В итоге, протестная активность 2020 года в Беларуси является результатом не сиюминутного выплеска энергии (как об этом говорит власть, считая, что потерявшие работу и вернувшиеся в Беларусь «гастарбайтеры» бунтуют), а результатом поколенческой и социальной динамики, апроприации новой глобальной повестки и трансформации старой локальной повестки (которую часто любят называть в России «националистической», сводя к этому термину все отличия и идеи, которые не могут понять, когда обозревают окрестности бывшего имперского центра).

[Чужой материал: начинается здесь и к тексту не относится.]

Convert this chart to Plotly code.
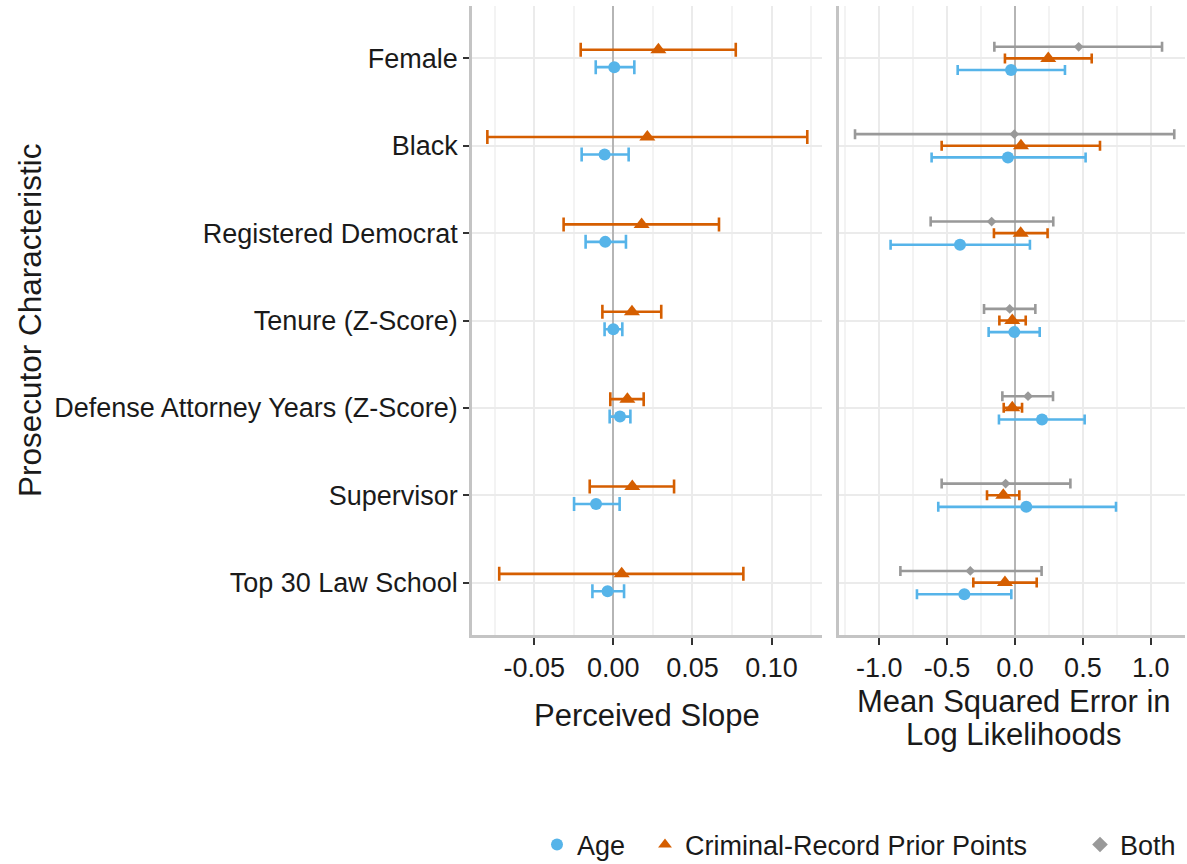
import plotly.graph_objects as go

# ---------------- data ----------------
categories = ["Female", "Black", "Registered Democrat", "Tenure (Z-Score)",
              "Defense Attorney Years (Z-Score)", "Supervisor", "Top 30 Law School"]

# Left panel: Perceived Slope
slope_age_est = [0.0006, -0.0055, -0.0051, 0.0000, 0.0042, -0.0109, -0.0036]
slope_age_lo  = [-0.0111, -0.0200, -0.0175, -0.0055, -0.0023, -0.0248, -0.0132]
slope_age_hi  = [0.0133, 0.0097, 0.0080, 0.0057, 0.0108, 0.0040, 0.0068]

slope_cr_est = [0.0285, 0.0215, 0.0179, 0.0118, 0.0089, 0.0120, 0.0053]
slope_cr_lo  = [-0.0206, -0.0796, -0.0314, -0.0069, -0.0019, -0.0149, -0.0721]
slope_cr_hi  = [0.0774, 0.1226, 0.0668, 0.0303, 0.0192, 0.0384, 0.0822]

# Right panel: Mean Squared Error in Log Likelihoods
mse_age_est = [-0.029, -0.052, -0.405, -0.005, 0.199, 0.083, -0.373]
mse_age_lo  = [-0.422, -0.614, -0.916, -0.194, -0.118, -0.565, -0.722]
mse_age_hi  = [0.368, 0.520, 0.110, 0.182, 0.513, 0.744, -0.027]

mse_cr_est = [0.245, 0.044, 0.042, -0.020, -0.020, -0.086, -0.074]
mse_cr_lo  = [-0.074, -0.540, -0.155, -0.115, -0.083, -0.206, -0.307]
mse_cr_hi  = [0.565, 0.626, 0.240, 0.079, 0.052, 0.032, 0.160]

mse_both_est = [0.469, -0.005, -0.172, -0.039, 0.096, -0.069, -0.329]
mse_both_lo  = [-0.152, -1.178, -0.621, -0.228, -0.093, -0.540, -0.844]
mse_both_hi  = [1.083, 1.173, 0.282, 0.150, 0.280, 0.408, 0.196]

left_ticks = [-0.05, 0.0, 0.05, 0.10]
right_ticks = [-1.0, -0.5, 0.0, 0.5, 1.0]

# ---------------- style ----------------
C_AGE = "#56B4E9"
C_CR = "#D55E00"
C_BOTH = "#999999"
FONT = "Liberation Sans, Arial, Helvetica, sans-serif"
TXT = "#1a1a1a"

n = len(categories)
ypos = [n - i for i in range(n)]  # Female at top


def err(est, lo, hi):
    return ([h - e for e, h in zip(est, hi)], [e - l for e, l in zip(est, lo)])


fig = go.Figure()


def add(est, lo, hi, offset, color, symbol, size, name, xa, ya, show, capw, leg):
    plus, minus = err(est, lo, hi)
    fig.add_trace(go.Scatter(
        x=est, y=[y + offset for y in ypos], mode="markers",
        marker=dict(color=color, symbol=symbol, size=size, line=dict(width=0)),
        error_x=dict(type="data", array=plus, arrayminus=minus, symmetric=False,
                     color=color, thickness=2.6, width=capw),
        name=name, legendgroup=name, showlegend=show, legend=leg,
        xaxis=xa, yaxis=ya, hoverinfo="skip",
    ))


# left panel
add(slope_age_est, slope_age_lo, slope_age_hi, -0.1, C_AGE, "circle", 12, "Age", "x", "y", True, 7, "legend")
add(slope_cr_est, slope_cr_lo, slope_cr_hi, 0.1, C_CR, "triangle-up", 14, "Criminal-Record Prior Points", "x", "y", True, 7, "legend2")
# right panel
add(mse_age_est, mse_age_lo, mse_age_hi, -0.133, C_AGE, "circle", 12, "Age", "x2", "y2", False, 5, "legend")
add(mse_cr_est, mse_cr_lo, mse_cr_hi, 0.0, C_CR, "triangle-up", 14, "Criminal-Record Prior Points", "x2", "y2", False, 5, "legend2")
add(mse_both_est, mse_both_lo, mse_both_hi, 0.133, C_BOTH, "diamond", 7.5, "Both", "x2", "y2", True, 5, "legend3")

W, H = 1187, 864
ydom = [(H - 635) / H, (H - 6) / H]
GRID = "#EBEBEB"
MINOR = "#F3F3F3"
AXL = "#C4C4C4"

xcommon = dict(showgrid=True, gridcolor=GRID, gridwidth=2,
               zeroline=True, zerolinecolor="#B5B5B5", zerolinewidth=2,
               showline=True, linecolor=AXL, linewidth=2.5,
               ticks="outside", ticklen=7, tickwidth=2, tickcolor="#333333",
               tickfont=dict(family=FONT, size=27, color=TXT),
               ticklabelstandoff=0, fixedrange=True)


def leg(text_x):
    return dict(orientation="h", x=(text_x - 40) / W, xanchor="left",
                y=(H - 845) / H, yanchor="middle",
                font=dict(family=FONT, size=27, color=TXT),
                bgcolor="rgba(0,0,0,0)", itemsizing="constant")


fig.update_layout(
    width=W, height=H,
    margin=dict(l=0, r=0, t=0, b=0, autoexpand=False),
    paper_bgcolor="white", plot_bgcolor="white",
    font=dict(family=FONT, color=TXT),
    xaxis=dict(domain=[472 / W, 822 / W], range=[-0.0893, 0.1319],
               tickvals=left_ticks, ticktext=[f"{v:.2f}" for v in left_ticks],
               minor=dict(dtick=0.025, tick0=0, showgrid=True, gridcolor=MINOR, gridwidth=1.5),
               anchor="y", **xcommon),
    xaxis2=dict(domain=[839 / W, 1185 / W], range=[-1.296, 1.252],
                tickvals=right_ticks, ticktext=[f"{v:.1f}" for v in right_ticks],
                minor=dict(dtick=0.25, tick0=0, showgrid=True, gridcolor=MINOR, gridwidth=1.5),
                anchor="y2", **xcommon),
    yaxis=dict(domain=ydom, range=[0.4, 7.6], tickvals=ypos, ticktext=categories,
               showgrid=True, gridcolor=GRID, gridwidth=2, zeroline=False,
               showline=True, linecolor=AXL, linewidth=2.5,
               ticks="outside", ticklen=6, tickwidth=2, tickcolor="#333333",
               tickfont=dict(family=FONT, size=27, color=TXT),
               anchor="x", fixedrange=True),
    yaxis2=dict(domain=ydom, range=[0.4, 7.6], tickvals=ypos, showticklabels=False,
                showgrid=True, gridcolor=GRID, gridwidth=2, zeroline=False,
                showline=True, linecolor=AXL, linewidth=2.5, ticks="",
                anchor="x2", fixedrange=True),
    legend=leg(577),
    legend2=leg(685),
    legend3=leg(1120),
    showlegend=True,
)

fig.add_annotation(text="Prosecutor Characteristic", x=30 / W, y=(H - 320) / H,
                   xref="paper", yref="paper", showarrow=False, textangle=-90,
                   xanchor="center", yanchor="middle",
                   font=dict(family=FONT, size=31.5, color=TXT))
fig.add_annotation(text="Perceived Slope", x=647 / W, y=(H - 715) / H,
                   xref="paper", yref="paper", showarrow=False,
                   xanchor="center", yanchor="middle",
                   font=dict(family=FONT, size=31, color=TXT))
fig.add_annotation(text="Mean Squared Error in", x=1014 / W, y=(H - 701) / H,
                   xref="paper", yref="paper", showarrow=False,
                   xanchor="center", yanchor="middle",
                   font=dict(family=FONT, size=31, color=TXT))
fig.add_annotation(text="Log Likelihoods", x=1014 / W, y=(H - 734) / H,
                   xref="paper", yref="paper", showarrow=False,
                   xanchor="center", yanchor="middle",
                   font=dict(family=FONT, size=31, color=TXT))

fig.write_html("out.html")
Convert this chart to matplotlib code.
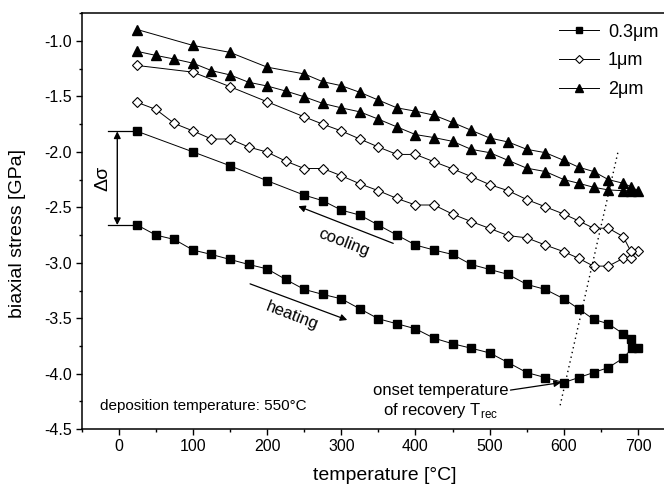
import matplotlib
matplotlib.use("Agg")
import matplotlib.pyplot as plt

# datos (calentamiento y luego enfriamiento)
temp_03 = [25, 50, 75, 100, 125, 150, 175, 200, 225, 250, 275, 300, 325, 350, 375, 400, 425, 450, 475, 500,
           525, 550, 575, 600, 620, 640, 660, 680, 692, 700,
           690, 680, 660, 640, 620, 600, 575, 550, 525, 500, 475, 450, 425, 400, 375, 350, 325, 300, 275, 250,
           200, 150, 100, 25]
stress_03 = [-2.66, -2.75, -2.79, -2.885, -2.925, -2.97, -3.015, -3.055, -3.15, -3.24, -3.285, -3.325, -3.415,
             -3.505, -3.55, -3.595, -3.68, -3.73, -3.77, -3.813, -3.90, -3.99, -4.035, -4.08, -4.035, -3.99,
             -3.945, -3.86, -3.77, -3.77,
             -3.685, -3.64, -3.55, -3.51, -3.415, -3.325, -3.24, -3.195, -3.105, -3.06, -3.015, -2.925, -2.885,
             -2.84, -2.75, -2.66, -2.57, -2.525, -2.44, -2.39, -2.26, -2.125, -2.0, -1.815]

temp_1 = [25, 50, 75, 100, 125, 150, 175, 200, 225, 250, 275, 300, 325, 350, 375, 400, 425, 450, 475, 500,
          525, 550, 575, 600, 620, 640, 660, 680, 690, 700,
          690, 680, 660, 640, 620, 600, 575, 550, 525, 500, 475, 450, 425, 400, 375, 350, 325, 300, 275, 250,
          200, 150, 100, 25]
stress_1 = [-1.554, -1.617, -1.744, -1.811, -1.884, -1.884, -1.956, -2.002, -2.083, -2.15, -2.15, -2.215, -2.288,
            -2.35, -2.42, -2.479, -2.479, -2.561, -2.628, -2.69, -2.755, -2.775, -2.84, -2.90, -2.96, -3.03,
            -3.03, -2.96, -2.96, -2.89,
            -2.894, -2.764, -2.688, -2.688, -2.622, -2.561, -2.495, -2.43, -2.35, -2.295, -2.222, -2.153,
            -2.089, -2.023, -2.023, -1.956, -1.884, -1.811, -1.75, -1.684, -1.548, -1.412, -1.281, -1.221]

temp_2 = list(temp_1)
stress_2 = [-1.094, -1.13, -1.163, -1.2, -1.267, -1.306, -1.372, -1.406, -1.451, -1.503, -1.563, -1.603, -1.639,
            -1.705, -1.775, -1.844, -1.871, -1.905, -1.977, -2.007, -2.077, -2.147, -2.177, -2.25, -2.283,
            -2.319, -2.343, -2.35, -2.35, -2.35,
            -2.313, -2.283, -2.25, -2.177, -2.138, -2.077, -2.007, -1.977, -1.911, -1.875, -1.805, -1.735,
            -1.669, -1.633, -1.603, -1.533, -1.463, -1.403, -1.367, -1.297, -1.236, -1.103, -1.04, -0.897]

etiquetas = ["0.3μm", "1μm", "2μm"]
x_ticks = [0, 100, 200, 300, 400, 500, 600, 700]
y_ticks = [-4.5, -4.0, -3.5, -3.0, -2.5, -2.0, -1.5, -1.0]

# recuperacion: linea punteada e intervalo delta sigma
recov_x = [595, 673]
recov_y = [-4.285, -2.0]
delta_top, delta_bottom = -1.815, -2.66

plt.rcParams['font.family'] = ['Liberation Sans', 'DejaVu Sans']
plt.rcParams['mathtext.fontset'] = 'custom'
plt.rcParams['mathtext.rm'] = 'Liberation Sans'
plt.rcParams['axes.unicode_minus'] = False

fig = plt.figure(figsize=(6.64, 4.91), dpi=100)
ax = fig.add_axes([0.123, 0.126, 0.877, 0.847])

ax.plot(temp_03, stress_03, color='black', lw=0.7, marker='s', ms=5.5, mfc='black', mec='black',
        label=etiquetas[0])
ax.plot(temp_1, stress_1, color='black', lw=0.7, marker='D', ms=5.5, mfc='white', mec='black', mew=0.8,
        label=etiquetas[1])
ax.plot(temp_2, stress_2, color='black', lw=0.7, marker='^', ms=7, mfc='black', mec='black',
        label=etiquetas[2])

# linea de la temperatura de recuperacion
ax.plot(recov_x, recov_y, color='black', lw=1.0, ls=(0, (1, 2.5)))

# flecha delta sigma
ax.plot([-14, 25], [delta_top, delta_top], color='black', lw=0.9)
ax.plot([-14, 25], [delta_bottom, delta_bottom], color='black', lw=0.9)
ax.annotate('', xy=(-2, delta_top), xytext=(-2, delta_bottom),
            arrowprops=dict(arrowstyle='<|-|>', color='black', lw=1.0, mutation_scale=10, shrinkA=0, shrinkB=0))
ax.text(-21, (delta_top + delta_bottom) / 2, 'Δσ', rotation=90, fontsize=14, ha='center', va='center')

# enfriamiento / calentamiento
ax.annotate('', xy=(242, -2.49), xytext=(370, -2.825),
            arrowprops=dict(arrowstyle='-|>', color='black', lw=0.9, mutation_scale=10, shrinkA=0, shrinkB=0))
ax.text(303, -2.816, 'cooling', rotation=-21, fontsize=12, ha='center', va='center')
ax.annotate('', xy=(308, -3.516), xytext=(177, -3.19),
            arrowprops=dict(arrowstyle='-|>', color='black', lw=0.9, mutation_scale=10, shrinkA=0, shrinkB=0))
ax.text(234, -3.477, 'heating', rotation=-21, fontsize=12, ha='center', va='center')

# texto de la temperatura de inicio de recuperacion
ax.annotate('', xy=(596, -4.08), xytext=(528, -4.148),
            arrowprops=dict(arrowstyle='-|>', color='black', lw=0.9, mutation_scale=10, shrinkA=0, shrinkB=0))
ax.text(434, -4.25, 'onset temperature\nof recovery T$_{\\mathrm{rec}}$', fontsize=12, ha='center',
        va='center', linespacing=1.25, multialignment='center')

ax.text(-25, -4.29, 'deposition temperature: 550°C', fontsize=11, ha='left', va='center')

ax.set_xlim(-50, 735)
ax.set_ylim(-4.5, -0.75)
ax.set_xticks(x_ticks)
ax.set_yticks(y_ticks)
ax.set_xticklabels([str(t) for t in x_ticks])
ax.set_yticklabels(['%.1f' % t for t in y_ticks])
ax.set_xticks([-50, 50, 150, 250, 350, 450, 550, 650], minor=True)
ax.set_yticks([-4.25, -3.75, -3.25, -2.75, -2.25, -1.75, -1.25, -0.75], minor=True)
ax.tick_params(which='major', direction='out', length=4, width=1.0, labelsize=11.5, pad=3)
ax.tick_params(which='minor', direction='out', length=2.5, width=1.0)

ax.spines['right'].set_visible(False)
for lado in ['left', 'bottom', 'top']:
    ax.spines[lado].set_linewidth(1.1)

ax.set_xlabel('temperature [°C]', fontsize=14)
ax.set_ylabel('biaxial stress [GPa]', fontsize=14)
ax.xaxis.set_label_coords(0.52, -0.09)
ax.yaxis.set_label_coords(-0.095, 0.47)

ax.legend(loc='upper left', bbox_to_anchor=(0.82, 0.975), frameon=False, fontsize=13, handlelength=2.2,
          handletextpad=0.5, labelspacing=0.65, borderpad=0, borderaxespad=0, markerscale=0.8)

plt.savefig('out.png', dpi=100)
plt.close()
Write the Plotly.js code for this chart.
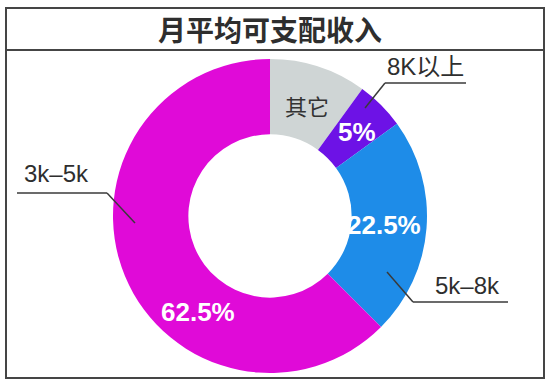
<!DOCTYPE html>
<html>
<head>
<meta charset="utf-8">
<script src="https://cdn.plot.ly/plotly-3.0.1.min.js"></script>
<style>html,body{margin:0;padding:0;background:#fff;}#chart{width:550px;height:385px;}</style>
</head>
<body>
<div id="chart"></div>
<script>
const chartTitle = '月平均可支配收入';
const categories = ['其它', '8K以上', '5k–8k', '3k–5k'];
const values = [10, 5, 22.5, 62.5];
const percentLabels = ['其它', '5%', '22.5%', '62.5%'];
const colors = ['#cfd5d5', '#6d12e6', '#1e8ce8', '#e00ad8'];

const W = 550, H = 385;
const px = x => x / W;
const py = y => 1 - y / H;

const latin = 'Liberation Sans, Arial, Noto Sans CJK SC, sans-serif';
const cjk = 'Noto Sans CJK SC, Liberation Sans, sans-serif';

const trace = {
  type: 'pie',
  labels: categories,
  values: values,
  sort: false,
  direction: 'clockwise',
  rotation: 0,
  hole: 0.52,
  textinfo: 'none',
  marker: {colors: colors, line: {width: 0}},
  domain: {x: [px(113), px(427)], y: [py(373), py(59)]},
  showlegend: false
};

// inside labels (text from arrays)
const inside = [
  {x: 307, y: 105, color: '#333333', size: 22, bold: false, family: cjk},
  {x: 357, y: 132, color: '#ffffff', size: 26, bold: true, family: latin},
  {x: 384, y: 225, color: '#ffffff', size: 26, bold: true, family: latin},
  {x: 198, y: 312, color: '#ffffff', size: 26, bold: true, family: latin}
];
const annotations = [];
inside.forEach((p, i) => {
  annotations.push({
    xref: 'paper', yref: 'paper', x: px(p.x), y: py(p.y),
    text: p.bold ? '<b>' + percentLabels[i] + '</b>' : percentLabels[i],
    showarrow: false, xanchor: 'center', yanchor: 'middle',
    font: {family: p.family, size: p.size, color: p.color}
  });
});
// outside labels
const outside = [
  {i: 1, x: 425, y: 66},
  {i: 2, x: 467, y: 285},
  {i: 3, x: 56, y: 173}
];
outside.forEach(o => {
  annotations.push({
    xref: 'paper', yref: 'paper', x: px(o.x), y: py(o.y),
    text: categories[o.i], showarrow: false, xanchor: 'center', yanchor: 'middle',
    font: {family: latin, size: 24, color: '#2e2e2e'}
  });
});
// title
annotations.push({
  xref: 'paper', yref: 'paper', x: px(270), y: py(29),
  text: '<b>' + chartTitle + '</b>', showarrow: false, xanchor: 'center', yanchor: 'middle',
  font: {family: cjk, size: 28, color: '#2e2e2e'}
});

const lineStyle = {color: '#3a3a3a', width: 1.5};
const seg = (x0, y0, x1, y1, style) => ({
  type: 'line', xref: 'paper', yref: 'paper',
  x0: px(x0), y0: py(y0), x1: px(x1), y1: py(y1), line: style
});
const frame = {color: '#454545', width: 2};
const shapes = [
  {type: 'rect', xref: 'paper', yref: 'paper', x0: px(6), x1: px(544), y0: py(378), y1: py(8), line: frame, fillcolor: 'rgba(0,0,0,0)'},
  seg(6, 50, 544, 50, frame),
  // 8K以上 callout
  seg(365, 108, 385, 83, lineStyle), seg(385, 83, 466, 83, lineStyle),
  // 3k-5k callout
  seg(17, 193, 107, 193, lineStyle), seg(107, 193, 135, 223, lineStyle),
  // 5k-8k callout
  seg(387, 272, 413, 302, lineStyle), seg(413, 302, 508, 302, lineStyle)
];

const layout = {
  width: W, height: H,
  margin: {l: 0, r: 0, t: 0, b: 0},
  paper_bgcolor: '#ffffff',
  plot_bgcolor: '#ffffff',
  annotations: annotations,
  shapes: shapes,
  showlegend: false
};
Plotly.newPlot('chart', [trace], layout, {staticPlot: true, displayModeBar: false});
</script>
</body>
</html>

Все же, для реализма, стоит написать и о предостережении. Начиная с 1994 года, экономически и социально система при Лукашенко эволюционировала: от отрицания рыночных реформ и реставрации плановой экономики к гибридным формам сочетания частной и государственной собственности , с неолиберальными практиками прекаризации труда, ограничения прав наемных работников, сокращения социальных программ и т.д. Так Беларусь при Лукашенко стала вписанной в глобальный порядок.
И, фактически, общество согласилось и с такой системой, а критика власти приняла форму критики неэффективного менеджмента авторитарного режима, подразумевая, что новая власть станет «эффективным» менеджером, соответствуя европейским стандартам и нормам соблюдения приличий. И здесь возникает важный вопрос- насколько новая власть и новый менеджмент способны к новым формам социального воображения и практикам, выходящим за рамки всего лишь оппозиции (но полной ли противоположности?) надоевшему до смерти авторитарному вождю?